A petition to prevent cuts to therapy for adults with eating disorders has so far gained more than 2,500 signatures.
A service review of the adult eating disorder services at Springfield Hospital would see an overhaul of the programme, including slashing psychotherapy for inpatient and day patients.
The petition, which is supported by the UK’s leading eating disorder charity Beat, argues that the changes could remove necessary support for seriously unwell people and that patients were not sufficiently consulted.
The author of the petition, Gabriella Rutzler, 20, said: “I’ve been battling with anorexia for five years and have been in treatment for four years.
“I’m currently at a healthy weight, which brings its challenges, but generally is a much happier place to be at for me.
“I feel extremely lucky to have had access to the resources now being scrapped. More than anything I just feel angry.”
Gabriella was once an inpatient in the Avalon service at Springfield Hospital, where therapy will be reduced from 1.1 to 0.2 hours per week.
Day unit therapies will be reduced to allow only three out of 10 patients to receive individual therapy and two key psychotherapy groups have been cut.
Psychodrama provision has been removed after being part of the programme for 19 years.
This is not due to cuts, but due to the focus shifting to outpatient services at Springfield Hospital, as well as a number of other changes.
The South West London and St George’s Mental Health Trust said that the changes were in line with guidelines from the National Institute for Clinical Excellence.
They cited improvements such as a new nurse manager post in the eating disorders day unit providing physical and clinical management and leadership in the form of a new senior clinical occupational therapy role.
They also promised improved coordination of care and treatment for patients moving into or out of services and improved reflexive practice for the inpatient multi-disciplinary team who care for patients.

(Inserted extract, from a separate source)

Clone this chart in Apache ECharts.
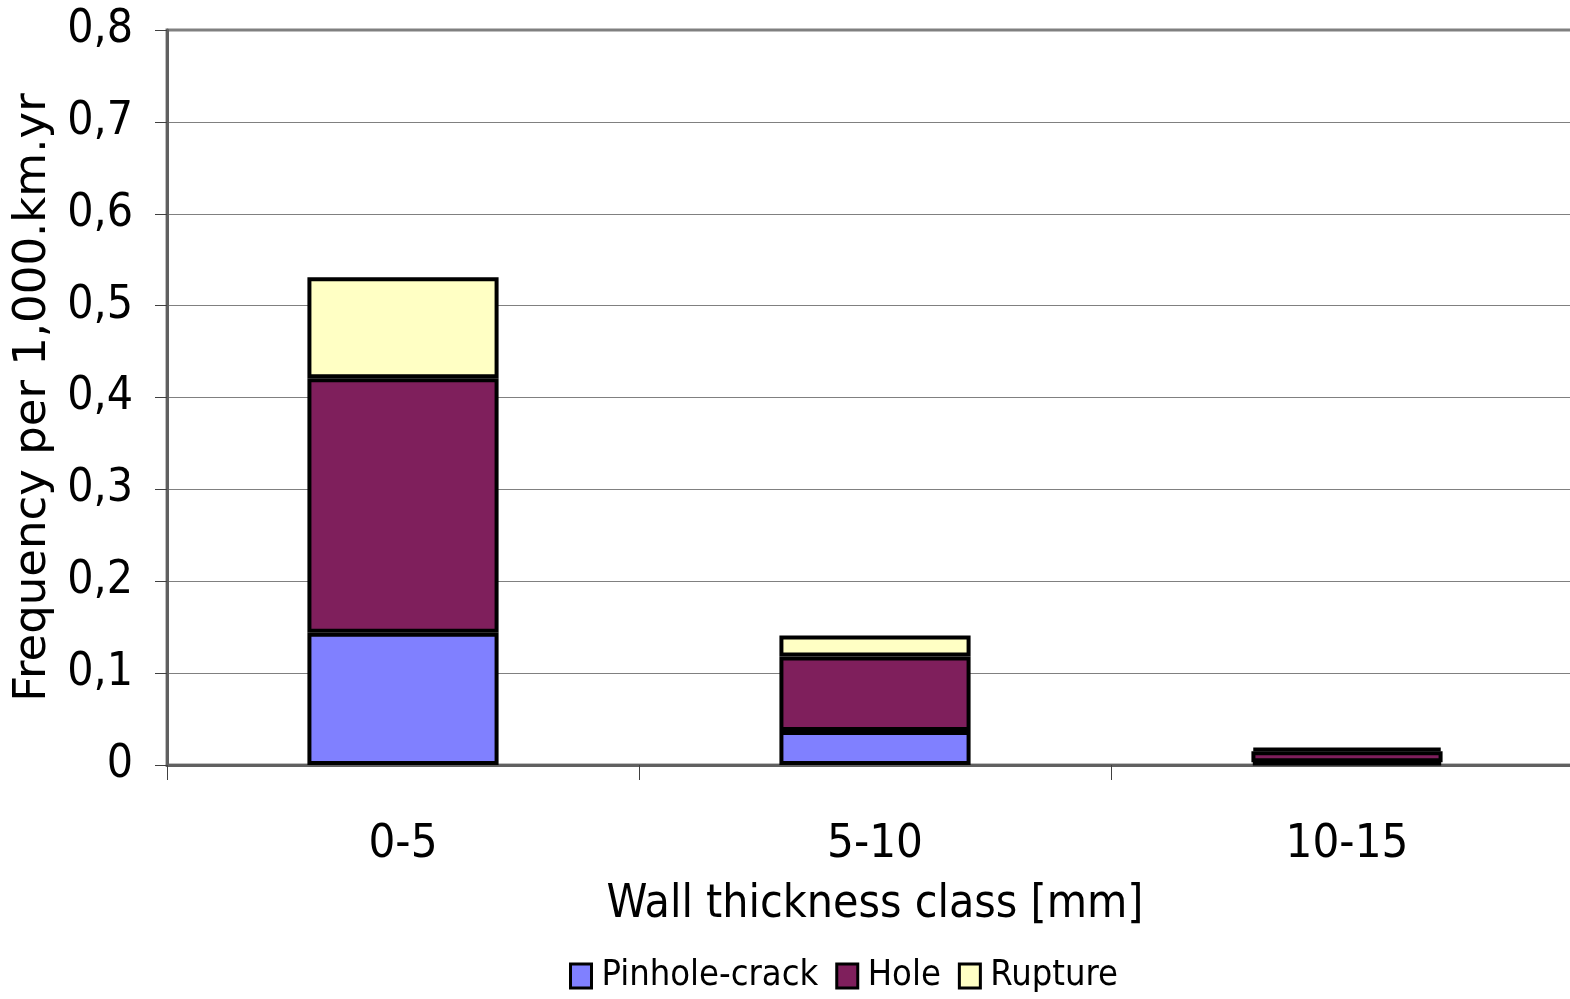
<!DOCTYPE html>
<html>
<head>
<meta charset="utf-8">
<title>Frequency by wall thickness class</title>
<script src="https://cdn.jsdelivr.net/npm/echarts@6/dist/echarts.min.js"></script>
<style>
  html, body { margin: 0; padding: 0; background: #ffffff; }
  #chart { width: 1570px; height: 999px; }
</style>
</head>
<body>
<div id="chart"></div>
<script>
// Wall thickness classes [mm]
const categories = ['0-5', '5-10', '10-15'];

// Incident frequency per 1,000 km·yr, stacked by hole size
const pinholeCrack = [0.144, 0.037, 0.003];
const hole = [0.277, 0.081, 0.012];
const rupture = [0.110, 0.023, 0.004];

const seriesNames = ['Pinhole-crack', 'Hole', 'Rupture'];
const seriesColors = ['#8080ff', '#7f1f5c', '#ffffc4'];

const yMin = 0;
const yMax = 0.8;
const yStep = 0.1;

const labelFont = '"DejaVu Sans Condensed", "DejaVu Sans", sans-serif';

const chart = echarts.init(document.getElementById('chart'), null, { renderer: 'canvas' });

function bar(name, data, color) {
  return {
    name: name,
    type: 'bar',
    stack: 'total',
    data: data,
    barWidth: '40.5%',
    itemStyle: { color: color, borderColor: '#000000', borderWidth: 4 },
    emphasis: { disabled: true }
  };
}

chart.setOption({
  animation: false,
  backgroundColor: '#ffffff',
  grid: {
    left: 167, top: 30, right: -13, bottom: 234,
    containLabel: false,
    outerBoundsMode: 'none',
    show: true, borderColor: '#808080', borderWidth: 3, backgroundColor: 'transparent'
  },
  legend: {
    data: seriesNames,
    bottom: 0,
    left: 564,
    itemWidth: 21,
    itemHeight: 24,
    itemGap: 17,
    icon: 'rect',
    selectedMode: false,
    textStyle: { fontFamily: labelFont, fontSize: 36, color: '#000000', padding: [0, 0, 0, 5] },
    itemStyle: { borderColor: '#000000', borderWidth: 3 }
  },
  xAxis: {
    type: 'category',
    data: categories,
    boundaryGap: true,
    name: 'Wall thickness class [mm]',
    nameLocation: 'middle',
    nameGap: 117,
    nameTextStyle: { fontFamily: labelFont, fontSize: 46, color: '#000000' },
    axisLine: { show: true, lineStyle: { color: '#606060', width: 3 } },
    axisTick: { show: true, alignWithLabel: false, length: 15, lineStyle: { color: '#404040', width: 1 } },
    axisLabel: { fontFamily: labelFont, fontSize: 47, color: '#000000', margin: 56 },
    splitLine: { show: false }
  },
  yAxis: {
    type: 'value',
    min: yMin,
    max: yMax,
    interval: yStep,
    name: 'Frequency per 1,000.km.yr',
    nameLocation: 'middle',
    nameGap: 99,
    nameTextStyle: { fontFamily: '"DejaVu Sans", sans-serif', fontSize: 45, color: '#000000' },
    axisLine: { show: true, lineStyle: { color: '#606060', width: 3 } },
    axisTick: { show: true, length: 12, lineStyle: { color: '#404040', width: 1 } },
    axisLabel: {
      fontFamily: labelFont, fontSize: 46, color: '#000000', margin: 34,
      formatter: function (v) { return v === 0 ? '0' : v.toFixed(1).replace('.', ','); }
    },
    splitLine: { show: true, lineStyle: { color: '#808080', width: 1 } }
  },
  series: [
    bar(seriesNames[0], pinholeCrack, seriesColors[0]),
    bar(seriesNames[1], hole, seriesColors[1]),
    bar(seriesNames[2], rupture, seriesColors[2])
  ]
});
</script>
</body>
</html>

Clinical director for forensic, specialist and national services at the Trust, Dr Mari Harty, said: “The changes will mean that both staff and patients can benefit across the inpatient, day unit and outpatient eating disorder service.
“Not everyone will agree with these changes – but it’s really important that everyone signing the petition knows that we are absolutely clear that we are committed to providing the very best possible care and treatment to our patients and we would not make changes – no matter how small, if they were not going to improve the service we provide.”
Gabriella argues that mental health nurses are a valuable asset to a multi-disciplinary team, but they are not trained to provide the level of psychological support patients need.
They also claim that while NICE recommend short admissions and therapy within the community, eating disorders are complex and longer stays are necessary for some people; meanwhile many vulnerable people are unable to access therapy in the community.
A patient, who did not want to be named, added: “Not only is therapy needed to deal with the underlying difficulties, but re-feeding whether by coercion or by force, is traumatic.
“If patients are detained under the Mental Health Act, as many needing inpatient eating disorder treatment are, appropriate treatment must be available.
“This includes psychotherapy. Forced treatment without it can lead to further trauma and may reinforce core beliefs that have led to the eating disorder.”
Serious concerns were raised at a patient feedback meeting in January, but Gabriella claims patients were told that the funding must be allocated to outpatient services to prevent further admissions.
Gabriella said: “The process through which these decisions were made was shocking – our views were essentially ignored.
“Although I agree that further support when I was in outpatients wouldn’t have gone amiss, the reality is that with a severe eating disorder 24-hour care is needed.
“Patients need therapy as an inpatient or day patient to establish a base for a motivation to recover, otherwise admissions are pointless.”
The inpatient service at Springfield is a National ‘leading’ unit, taking men and women from across the UK with severe eating disorders.
The team of psychotherapists at the hospital were highly commended at the positive practice in mental health awards and celebrated by the Trust.
A number of these therapists are currently working their notice and will be leaving their jobs at the beginning of June.
A spokesperson for the eating disorder charity Beat said: “Eating disorders are complex mental illnesses that require specialist treatment as early as possible in order for the person to have the best chance of recovery
“While people are often admitted to inpatient treatment when they experience serious physical complications, their treatment should also always address the underlying thoughts and feelings that cause the illness.”